Menurut Januariansyah Arfaizar, Dosen Sekolah Tinggi Agama Islam Yogyakarta, langkah penutupan ini menunjukkan bahwa tata kelola yang lemah masih menjadi masalah utama. "Kegagalan dalam penerapan tata kelola yang baik seringkali menjadi penyebab utama kegagalan BPR dan BPR Syariah," jelasnya. Hal ini menunjukkan kelemahan dalam manajemen risiko dan kepatuhan regulasi yang ada. Ketergantungan yang besar pada Lembaga Penjamin Simpanan (LPS) untuk menutup simpanan nasabah juga menunjukkan masalah dalam pengelolaan likuiditas.
Januariansyah menekankan bahwa OJK seharusnya lebih aktif dalam membina BPR sebelum masalah mencapai titik kritis. "OJK perlu lebih proaktif dalam melakukan pembinaan, bukan hanya bertindak ketika bank sudah di ambang kebangkrutan," tegasnya. Ia juga menyarankan bahwa mekanisme pengawasan OJK harus melibatkan intervensi yang lebih dini serta mendorong penguatan modal dan likuiditas untuk mencegah kegagalan sistemik.
Ia juga mencatat bahwa meskipun Peraturan OJK Nomor 9 Tahun 2024 tentang tata kelola bank adalah langkah yang positif, tantangan sebenarnya terletak pada pelaksanaannya. "Bank-bank kecil seperti BPR sering kesulitan mengikuti standar tata kelola yang diterapkan untuk bank-bank besar," ungkapnya, sehingga diperlukan pendekatan yang lebih sesuai dengan kapasitas mereka.
Januariansyah memberikan beberapa saran strategis untuk memperkuat BPR:
1. Peningkatan Pengawasan dan Deteksi Dini: OJK perlu mengembangkan sistem deteksi dini yang lebih efektif, seperti audit berkala dan pelatihan intensif bagi pengurus bank. "Teknologi pengawasan yang memungkinkan pelacakan kesehatan keuangan secara real-time juga perlu diperbaiki," sarannya.
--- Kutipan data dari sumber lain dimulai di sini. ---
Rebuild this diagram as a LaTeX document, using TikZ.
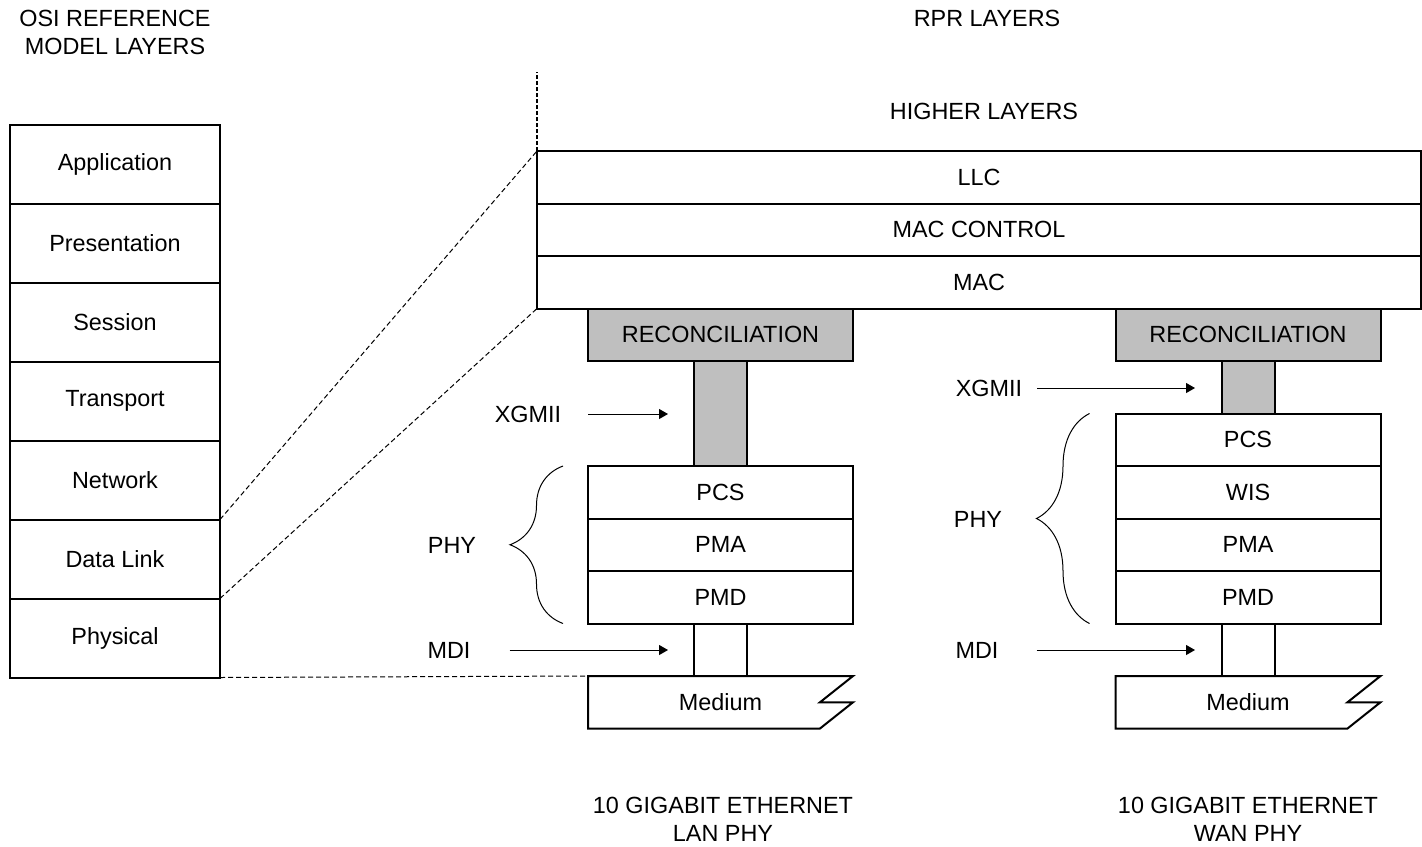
\documentclass[tikz,border=0pt]{standalone}
\usepackage{fontspec}
\setmainfont{Liberation Sans}
\usepackage{tikz}
\usetikzlibrary{positioning,arrows.meta,decorations.pathreplacing}

\begin{document}
\begin{tikzpicture}[x=0.5pt,y=-0.5pt,>={Triangle[length=4.5pt,width=5pt]},
  font=\fontsize{11.7}{14}\selectfont,
  osi/.style={draw,line width=1pt,outer sep=0pt,minimum width=105pt,minimum height=39.5pt},
  rpr/.style={draw,line width=1pt,outer sep=0pt,minimum width=442pt,minimum height=26.25pt},
  lay/.style={draw,line width=1pt,outer sep=0pt,minimum width=132.5pt,minimum height=26.25pt},
  recon/.style={lay,fill=gray!50},
  link/.style={draw,line width=1pt,outer sep=0pt,inner sep=0pt,minimum width=26.5pt},
  zoomline/.style={line width=0.5pt,dash pattern=on 2.5pt off 1.5pt},
  brc/.style={decorate,decoration={brace,amplitude=26.5pt},line width=0.5pt}]
  \useasboundingbox (0,0) rectangle (1422,846);
  % titles
  \node[align=center] (osiT) at (115,32) {OSI REFERENCE\\MODEL LAYERS};
  \node (rprT) at (987,18) {RPR LAYERS};
  \node (hl) at (984,111) {HIGHER LAYERS};
  % osi stack
  \node[osi] (app) at (115,164) {Application};
  \node[osi,below=0pt of app] (pres) {Presentation};
  \node[osi,below=0pt of pres] (sess) {Session};
  \node[osi,below=0pt of sess] (trans) {Transport};
  \node[osi,below=0pt of trans] (net) {Network};
  \node[osi,below=0pt of net] (dl) {Data Link};
  \node[osi,below=0pt of dl] (phys) {Physical};
  % rpr stack
  \node[rpr] (llc) at (979,177.25) {LLC};
  \node[rpr,below=0pt of llc] (macc) {MAC CONTROL};
  \node[rpr,below=0pt of macc] (mac) {MAC};
  % lan phy
  \node[recon] (recL) at (720.5,334.75) {RECONCILIATION};
  \node[link,fill=gray!50,minimum height=52.5pt,below=0pt of recL] (xL) {};
  \node[lay,below=0pt of xL] (pcsL) {PCS};
  \node[lay,below=0pt of pcsL] (pmaL) {PMA};
  \node[lay,below=0pt of pmaL] (pmdL) {PMD};
  \node[link,minimum height=26.25pt,below=0pt of pmdL] (mdiL) {};
  \node[lay,draw=none,below=0pt of mdiL] (medL) {Medium};
  \draw[line width=1pt] (medL.north west) -- (medL.north east) -- ++(-33,26.25)
    -- ++(33,0) -- ++(-33,26.25) -- (medL.south west) -- cycle;
  % wan phy
  \node[recon] (recW) at (1248,334.75) {RECONCILIATION};
  \node[link,fill=gray!50,minimum height=26.25pt,below=0pt of recW] (xW) {};
  \node[lay,below=0pt of xW] (pcsW) {PCS};
  \node[lay,below=0pt of pcsW] (wisW) {WIS};
  \node[lay,below=0pt of wisW] (pmaW) {PMA};
  \node[lay,below=0pt of pmaW] (pmdW) {PMD};
  \node[link,minimum height=26.25pt,below=0pt of pmdW] (mdiW) {};
  \node[lay,draw=none,below=0pt of mdiW] (medW) {Medium};
  \draw[line width=1pt] (medW.north west) -- (medW.north east) -- ++(-33,26.25)
    -- ++(33,0) -- ++(-33,26.25) -- (medW.south west) -- cycle;
  % interface labels
  \node (xgL) at (528,414) {XGMII};
  \node (phyL) at (452,545) {PHY};
  \node (mdL) at (449,650) {MDI};
  \node (xgW) at (989,388) {XGMII};
  \node (phyW) at (978,519) {PHY};
  \node (mdW) at (977,650) {MDI};
  \coordinate (xgLe) at (668,414);
  \coordinate (mdLe) at (668,650);
  \coordinate (xgWe) at (1195,388);
  \coordinate (mdWe) at (1195,650);
  \draw[->,line width=0.5pt] ([xshift=10pt]xgL.east) -- (xgLe);
  \draw[->,line width=0.5pt] ([xshift=16pt]mdL.east) -- (mdLe);
  \draw[->,line width=0.5pt] ([xshift=4pt]xgW.east) -- (xgWe);
  \draw[->,line width=0.5pt] ([xshift=15.5pt]mdW.east) -- (mdWe);
  \draw[brc] ([xshift=-12.5pt]pmdL.south west) -- ([xshift=-12.5pt]pcsL.north west);
  \draw[brc] ([xshift=-13pt]pmdW.south west) -- ([xshift=-13pt]pcsW.north west);
  % zoom lines
  \draw[zoomline] (dl.north east) -- (llc.north west);
  \draw[zoomline] (phys.north east) -- (mac.south west);
  \draw[zoomline] (phys.south east) -- (medL.north west);
  \draw[line width=0.7pt,dash pattern=on 2pt off 1pt] (llc.north west) -- ++(0,-79);
  % bottom titles
  \node[align=center] (lanT) at (723,819) {10 GIGABIT ETHERNET\\LAN PHY};
  \node[align=center] (wanT) at (1248,819) {10 GIGABIT ETHERNET\\WAN PHY};
\end{tikzpicture}
\end{document}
2. Penguatan Modal dan Likuiditas: Pemerintah dan OJK bisa menyediakan akses dana murah atau subsidi modal bagi BPR yang berpotensi namun mengalami kesulitan likuiditas sementara. Ini juga dapat mendorong sinergi dengan lembaga keuangan yang lebih besar.
3. Kolaborasi dan Konsolidasi:"Untuk mengurangi risiko penutupan massal di masa mendatang, OJK dapat mendorong konsolidasi BPR yang lemah melalui merger atau kemitraan dengan lembaga keuangan yang lebih besar," ujarnya.
4. Peningkatan Kapasitas SDM: Pelatihan dan pengembangan sumber daya manusia di sektor BPR harus diprioritaskan. Menurutnya, "pengelola BPR seringkali kekurangan akses terhadap pelatihan dalam manajemen risiko, teknologi keuangan, dan kepatuhan regulasi," sehingga program pelatihan berkelanjutan perlu disediakan.
Dengan mengimplementasikan langkah-langkah ini, diharapkan BPR dan BPRS bisa tumbuh menjadi lembaga yang lebih kuat, berintegritas, dan mampu bertahan dari tantangan tanpa mengalami kebangkrutan massal.